David Anderson: Right.
James West: And loading up on positions with this, that and the other thing, because one day it’ll turn, and a different story.
David Anderson: A hundred percent. And you know, I’ve been involved in the building and selling of two of these companies, historically, and interestingly enough, from the time they went public to the time they were sold, it takes about six years. You know, so KGX restarted and took it public in 2002, sold it in 2008. Antares Minerals we started in 2004, sold it in 2010. You look at production on the majors side, and you can see, A), a couple of things come into play, and this is why I’m figuring that we are timing is very good, even if the market’s not there; it is coming, is the production is falling. The rate of discovery has fallen off. We’re not finding 10, 15 million-ounce deposits; it’s getting harder.

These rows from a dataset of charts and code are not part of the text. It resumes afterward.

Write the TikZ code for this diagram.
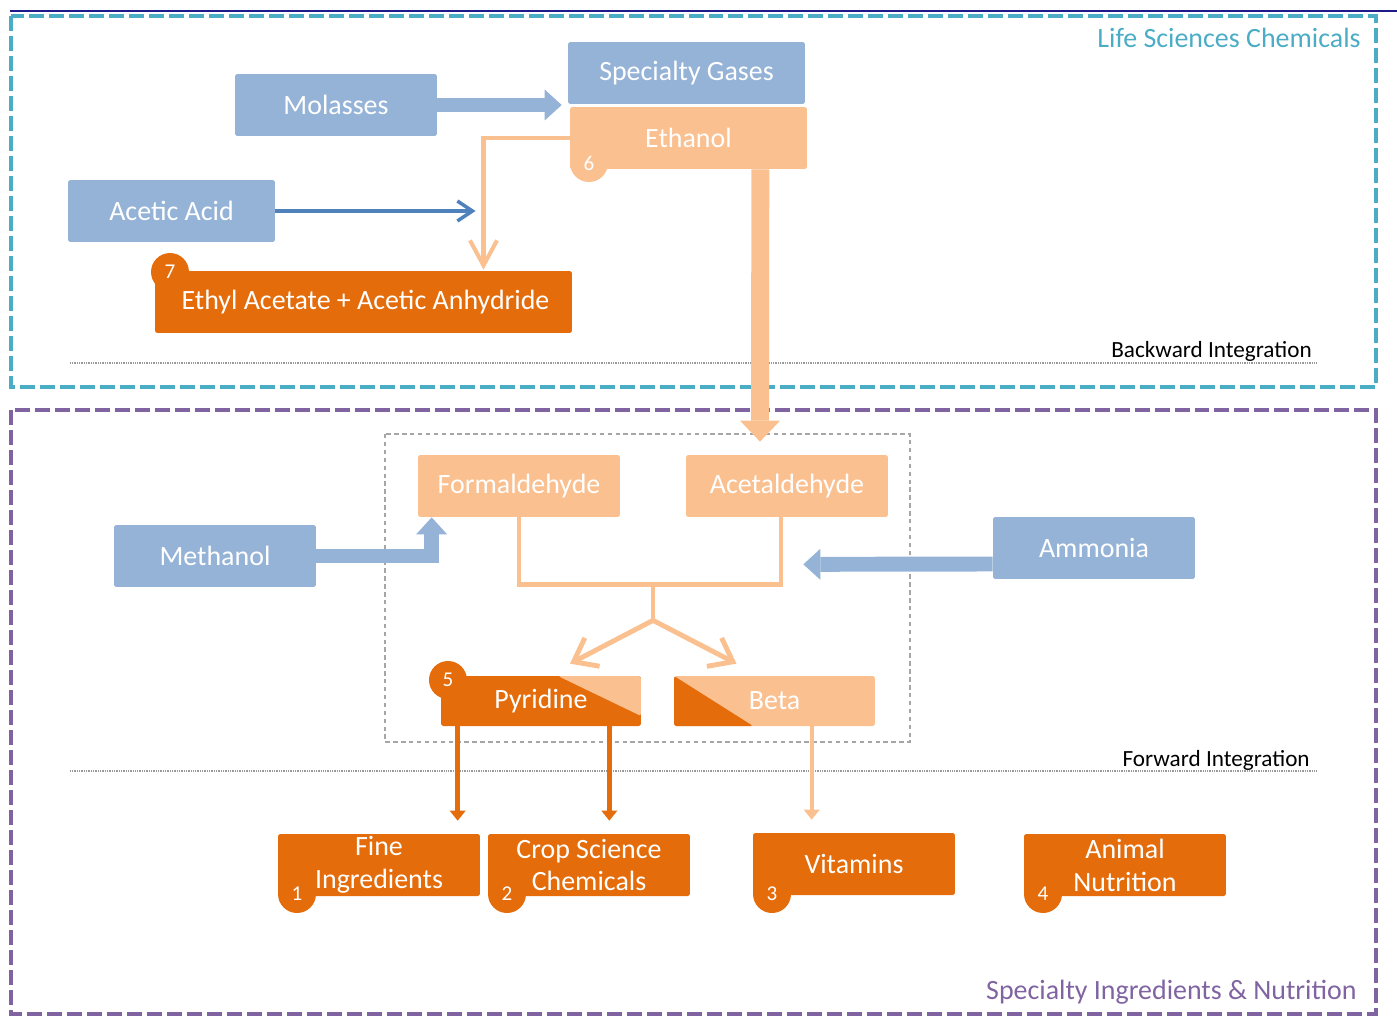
\documentclass[tikz,border=0pt]{standalone}
\usepackage{fontspec}
\setmainfont{Carlito}
\usetikzlibrary{arrows.meta,calc}

\definecolor{boxblue}{HTML}{95B3D7}
\definecolor{linkblue}{HTML}{4F81BD}
\definecolor{paleorange}{HTML}{FAC090}
\definecolor{deeporange}{HTML}{E46C0A}
\definecolor{lifeteal}{HTML}{4BACC6}
\definecolor{nutripurple}{HTML}{8064A2}
\definecolor{exhibitnavy}{HTML}{1F1A8A}

\tikzset{
  box/.style={rectangle, rounded corners=1pt, inner sep=0pt, text=white, align=center,
    minimum width=4.04cm, minimum height=1.24cm, font=\fontsize{15.9}{18.7}\selectfont},
  badge/.style={circle, inner sep=0pt, minimum size=0.76cm, text=white,
    font=\fontsize{12}{12}\selectfont},
  regionbox/.style={line width=2.5pt, dash pattern=on 0.3cm off 0.1cm},
  regionlabel/.style={anchor=east, inner sep=0pt, font=\fontsize{15.9}{18}\selectfont},
  sidelabel/.style={anchor=base east, inner sep=0pt, font=\fontsize{13.2}{15}\selectfont},
  guideline/.style={draw=gray!80, line width=0.6pt, dash pattern=on 0.5pt off 0.5pt},
  fatblue/.style={draw=boxblue, line width=8.5pt,
    -{Triangle[length=0.34cm, width=0.62cm, line width=0pt]}},
  fatorange/.style={draw=paleorange, line width=10.2pt,
    -{Triangle[length=0.42cm, width=0.8cm, line width=0pt]}},
  thinorange/.style={draw=paleorange, line width=2.3pt,
    -{Straight Barb[length=0.5cm, width=0.54cm]}},
  thinblue/.style={draw=linkblue, line width=2pt,
    -{Straight Barb[length=0.3cm, width=0.4cm]}},
  mergeline/.style={draw=paleorange, line width=2.8pt},
  barb/.style={-{Straight Barb[length=0.42cm, width=0.64cm]}},
  dropdark/.style={draw=deeporange, line width=2.8pt, shorten >=0.26cm,
    -{Triangle[length=0.2cm, width=0.32cm, line width=0pt]}},
  droppale/.style={draw=paleorange, line width=2.3pt, shorten >=0.26cm,
    -{Triangle[length=0.2cm, width=0.32cm, line width=0pt]}}
}

\begin{document}
\begin{tikzpicture}[x=0.02cm, y=-0.02cm]
\useasboundingbox (0,0) rectangle (1397,1017);

\draw[exhibitnavy, line width=1.4pt] (10,11) -- (1397,11);
\draw[regionbox, lifeteal] (11,16) rectangle (1376,387);
\draw[regionbox, nutripurple] (11,410) rectangle (1376,1014);
\draw[gray!70, line width=0.8pt, dash pattern=on 2.5pt off 2pt] (385,434) rectangle (910,742);
\draw[guideline] (70,363) -- (1317,363);
\draw[guideline] (70,771) -- (1317,771);

\node[regionlabel, text=lifeteal] (lifesci) at (1361,38) {Life Sciences Chemicals};
\node[regionlabel, text=nutripurple] (nutri) at (1357,992) {Specialty Ingredients \& Nutrition};
\node[sidelabel] (backward) at (1312,357) {Backward Integration};
\node[sidelabel] (forward) at (1310,766) {Forward Integration};

\begin{scope}[every node/.style={box, fill=boxblue}]
  \node[minimum width=4.74cm] (gases) at (686.5,73) {Specialty Gases};
  \node (molasses) at (336,105) {Molasses};
  \node[minimum width=4.14cm] (acetic) at (171.5,211) {Acetic Acid};
  \node (methanol) at (215,556) {Methanol};
  \node (ammonia) at (1094,548) {Ammonia};
\end{scope}

\begin{scope}[every node/.style={box, fill=paleorange}]
  \node[minimum width=4.74cm] (ethanol) at (688.5,138) {Ethanol};
  \node (formal) at (519,486) {Formaldehyde};
  \node (acetal) at (787,486) {Acetaldehyde};
  \node[minimum width=4.02cm, minimum height=1cm,
    path picture={\fill[deeporange] (path picture bounding box.north west)
      -- (path picture bounding box.south west)
      -- ($(path picture bounding box.south west)+(79,0)$) -- cycle;}] (beta) at (774.5,701) {Beta};
\end{scope}

\begin{scope}[every node/.style={box, fill=deeporange}]
  \node[minimum width=8.34cm] (ethyl) at (363.5,302) {\hspace*{0.08cm}Ethyl Acetate + Acetic Anhydride};
  \node[minimum width=4cm, minimum height=1cm,
    path picture={\fill[paleorange] ($(path picture bounding box.north east)+(-83,0)$)
      -- (path picture bounding box.north east)
      -- ($(path picture bounding box.north east)+(0,40)$) -- cycle;}] (pyridine) at (541,701) {Pyridine};
  \node (fine) at (379,865) {Fine\\Ingredients};
  \node (crop) at (589,865) {Crop Science\\Chemicals};
  \node (vitamins) at (854,864) {Vitamins};
  \node (animal) at (1125,865) {Animal\\Nutrition};
\end{scope}

\begin{scope}[every node/.style={badge}]
  \node[fill=paleorange] (n6) at (589,163) {6};
  \node[fill=deeporange] (n7) at (170,272) {7};
  \node[fill=deeporange] (n5) at (448,680) {5};
  \node[fill=deeporange] (n1) at (297,894) {1};
  \node[fill=deeporange] (n2) at (507,894) {2};
  \node[fill=deeporange] (n3) at (772,894) {3};
  \node[fill=deeporange] (n4) at (1043,894) {4};
\end{scope}

\coordinate (ammtip) at ($(acetal.south east)+(-85,47)$);
\coordinate (fork) at ($(formal.south)!.5!(acetal.south)+(0,103)$);
\coordinate (pyl) at ($(pyridine.south west)+(17,0)$);
\coordinate (pyr) at ($(pyridine.south east)+(-32,0)$);
\coordinate (bed) at ($(beta.south west)+(138,0)$);

\draw[fatblue] (molasses.east) -- ($(molasses.east -| gases.west)+(-6,0)$);
\draw[thinorange] (ethanol.west) -| ($(ethyl.north)+(120,-1)$);
\draw[thinblue] (acetic.east) -- ($(acetic.east -| ethyl.north)+(112,0)$);
\draw[fatorange] ($(ethanol.south east)+(-47,0)$) -- ($(acetal.north)+(-27,-13)$);
\draw[fatblue] (methanol.east) -| ($(formal.south west)+(14,0)$);
\draw[fatblue] ($(ammonia.west)+(0,16)$) -- (ammtip);

\draw[mergeline] (formal.south) -- ++(0,67) -| ($(acetal.south)+(-6,0)$);
\draw[mergeline] ($(formal.south)!.5!(acetal.south)+(0,67)$) -- (fork);
\draw[mergeline, barb] (fork) -- ($(pyridine.north)+(29,-12)$);
\draw[mergeline, barb] (fork) -- ($(beta.north)+(-38,-12)$);

\draw[dropdark] (pyl) -- (pyl |- fine.north);
\draw[dropdark] (pyr) -- (pyr |- crop.north);
\draw[droppale] (bed) -- (bed |- vitamins.north);

\end{tikzpicture}
\end{document}
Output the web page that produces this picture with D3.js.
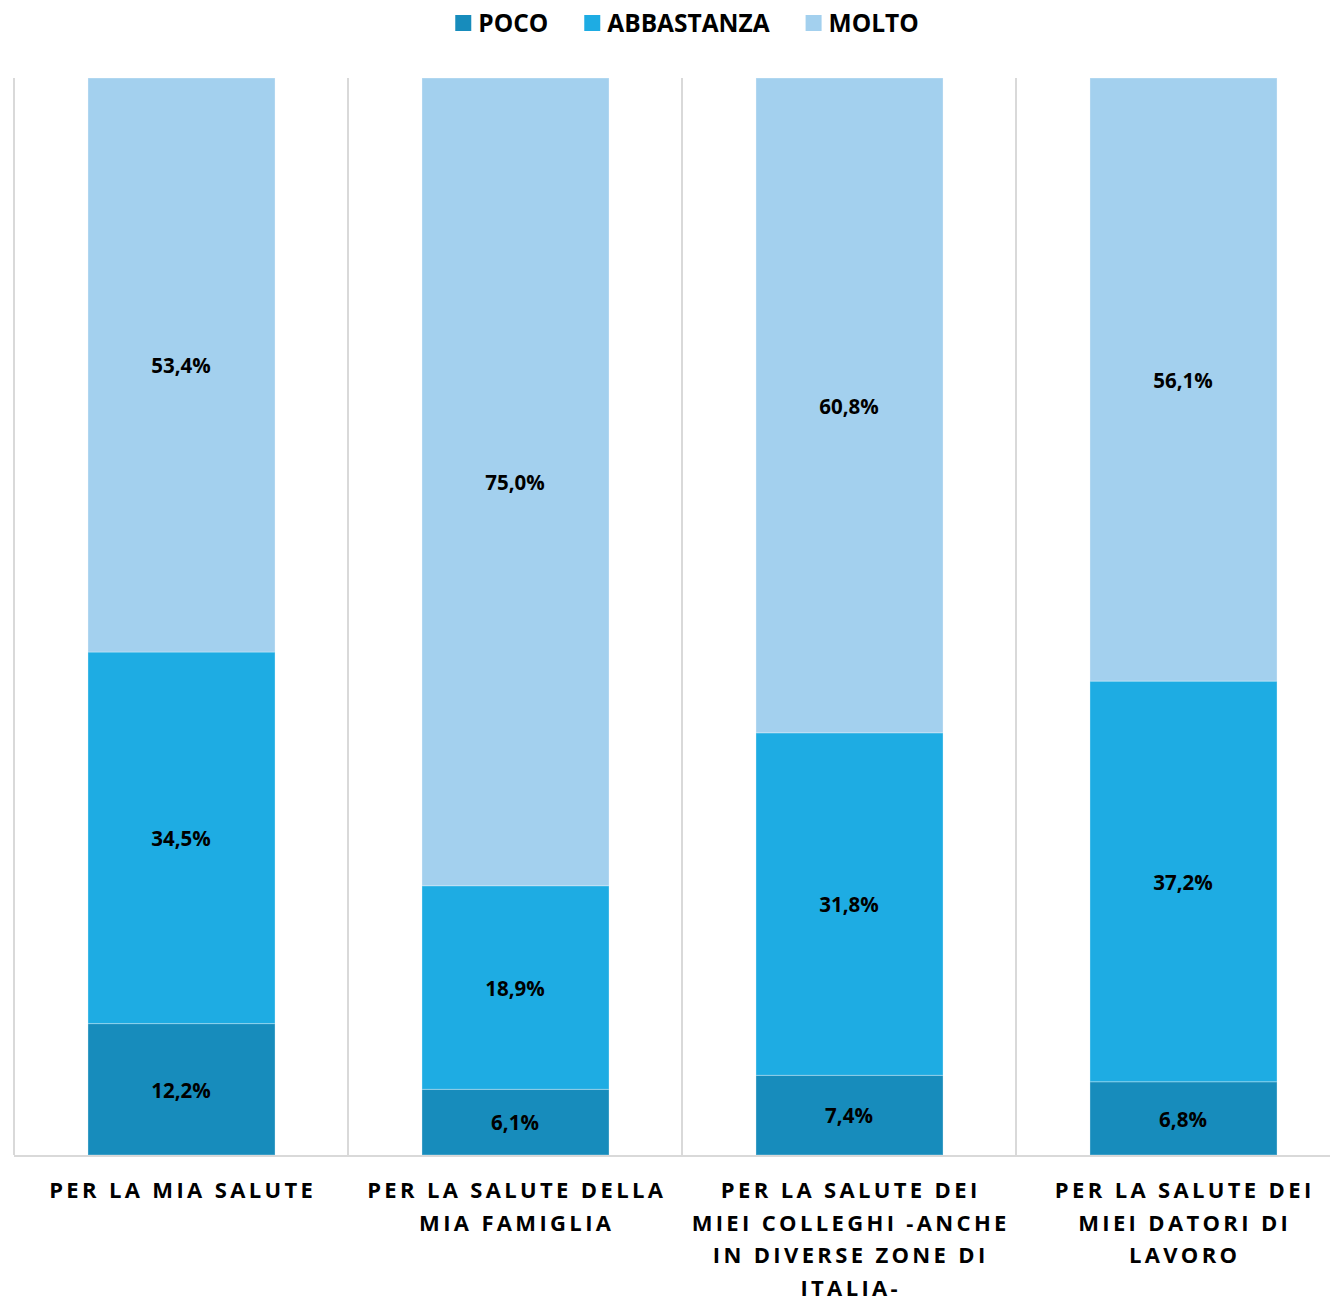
<!DOCTYPE html>
<html>
<head>
<meta charset="utf-8">
<script src="https://cdn.jsdelivr.net/npm/d3@7"></script>
<style>
  html, body { margin: 0; padding: 0; background: #fff; }
  svg { display: block; font-family: "Open Sans", "DejaVu Sans", sans-serif; }
</style>
</head>
<body>
<svg id="chart" width="1330" height="1297"></svg>
<script>
// Categories (line breaks as shown under each bar)
const categories = [
  "PER LA MIA SALUTE",
  "PER LA SALUTE DELLA\nMIA FAMIGLIA",
  "PER LA SALUTE DEI\nMIEI COLLEGHI -ANCHE\nIN DIVERSE ZONE DI\nITALIA-",
  "PER LA SALUTE DEI\nMIEI DATORI DI\nLAVORO"
];
const seriesNames = ["POCO", "ABBASTANZA", "MOLTO"];
const poco       = [12.2, 6.1, 7.4, 6.8];
const abbastanza = [34.5, 18.9, 31.8, 37.2];
const molto      = [53.4, 75.0, 60.8, 56.1];
const colors = ["#178cbc", "#1eace3", "#a3d0ee"];

const svg = d3.select("#chart");
const plot = { left: 14, right: 1350, top: 78, bottom: 1155 };

const x = d3.scaleBand()
  .domain(categories)
  .range([plot.left, plot.right])
  .paddingInner(0.443)
  .paddingOuter(0.2215);

const y = d3.scaleLinear().domain([0, 100]).range([plot.bottom, plot.top]).clamp(true);

const rows = categories.map((c, i) => ({ cat: c, POCO: poco[i], ABBASTANZA: abbastanza[i], MOLTO: molto[i] }));
const stacked = d3.stack().keys(seriesNames)(rows);

// category separators
const step = x.step();
const seps = d3.range(categories.length + 1).map(i => plot.left + i * step);
svg.append("g").selectAll("line").data(seps).join("line")
  .attr("x1", d => d).attr("x2", d => d)
  .attr("y1", plot.top).attr("y2", plot.bottom)
  .attr("stroke", "#d9d9d9").attr("stroke-width", 2);

// stacked bars
const layers = svg.append("g").selectAll("g").data(stacked).join("g")
  .attr("fill", (d, i) => colors[i]);
layers.selectAll("rect").data(d => d).join("rect")
  .attr("x", d => x(d.data.cat))
  .attr("width", x.bandwidth() + 1)
  .attr("y", d => y(d[1]))
  .attr("height", d => y(d[0]) - y(d[1]))
  .attr("stroke", "rgba(255,255,255,0.3)")
  .attr("stroke-width", 1);

// value labels
const fmt = v => v.toFixed(1).replace(".", ",") + "%";
layers.selectAll("text").data(d => d.map(s => ({ s, v: s[1] - s[0] }))).join("text")
  .attr("x", d => x(d.s.data.cat) + x.bandwidth() / 2)
  .attr("y", d => (y(d.s[0]) + y(d.s[1])) / 2)
  .attr("dy", "0.4em")
  .attr("text-anchor", "middle")
  .attr("fill", "#000")
  .attr("font-weight", 700)
  .attr("font-size", 20.5)
  .text(d => fmt(d.v));

// bottom axis line
svg.append("line")
  .attr("x1", plot.left).attr("x2", 1330)
  .attr("y1", plot.bottom + 1).attr("y2", plot.bottom + 1)
  .attr("stroke", "#d9d9d9").attr("stroke-width", 2);

// category labels
const catG = svg.append("g").selectAll("text").data(categories).join("text")
  .attr("text-anchor", "middle")
  .attr("font-weight", 700)
  .attr("font-size", 22)
  .attr("letter-spacing", 3.35)
  .attr("fill", "#000");
catG.each(function(c) {
  const t = d3.select(this);
  c.split("\n").forEach((line, i) => {
    t.append("tspan")
      .attr("x", x(c) + x.bandwidth() / 2 + 1.7)
      .attr("y", 1198 + i * 32.6)
      .text(line);
  });
});

// legend
const legend = svg.append("g");
const items = legend.selectAll("g").data(seriesNames).join("g");
items.append("rect").attr("width", 16).attr("height", 16).attr("y", 15)
  .attr("fill", (d, i) => colors[i]);
items.append("text").attr("x", 23).attr("y", 32)
  .attr("font-weight", 700).attr("font-size", 24.5).attr("fill", "#000")
  .text(d => d);
let cx = 0;
const gap = 36;
items.each(function() {
  const w = 23 + d3.select(this).select("text").node().getComputedTextLength();
  d3.select(this).attr("transform", `translate(${cx},0)`);
  cx += w + gap;
});
const totalW = cx - gap;
legend.attr("transform", `translate(${687 - totalW / 2},0)`);
</script>
</body>
</html>
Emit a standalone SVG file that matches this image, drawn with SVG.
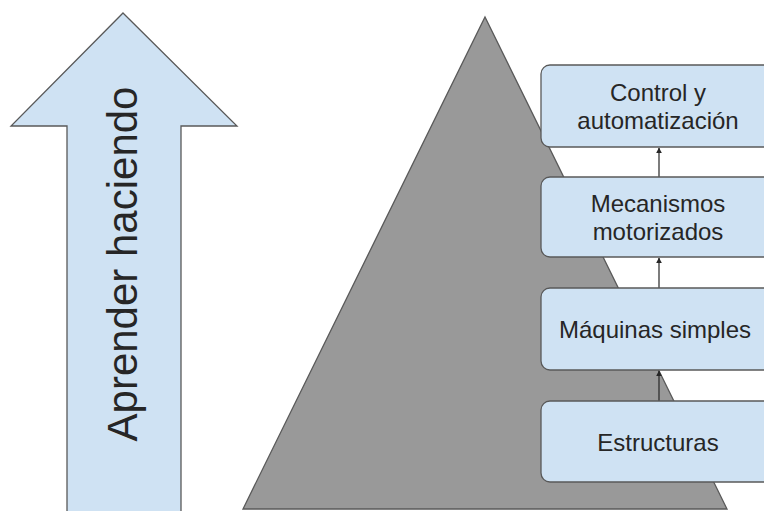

Reserves are not being replaced. If you look into about 2022, and that range, you’re going to see supply/demand come into play in gold where they’re not going to be able to, you know, they’re going to be short gold on the production side. And then you have, in general, a decrease in confidence in FIAT currency, so I think we’ll have a couple of things work in our favour. So my thinking is, if we took this company, Avidian, public in 2017, by about 2023, we should be well-positioned.
And yes, you know, I’m an optimist; I’m a gold bug, I’ll give you that.
James West: Yeah.
David Anderson: But I’ve been here before, done it before, and I’m very comfortable with the environment. So, you know, bullish.
James West: Yeah. Great. Okay, David, let’s leave it there for now. We’ll come back to you on the next drill program and see how you’re making out. Thank you very much for joining us today.
David Anderson: You’re welcome. Nice to meet you, James.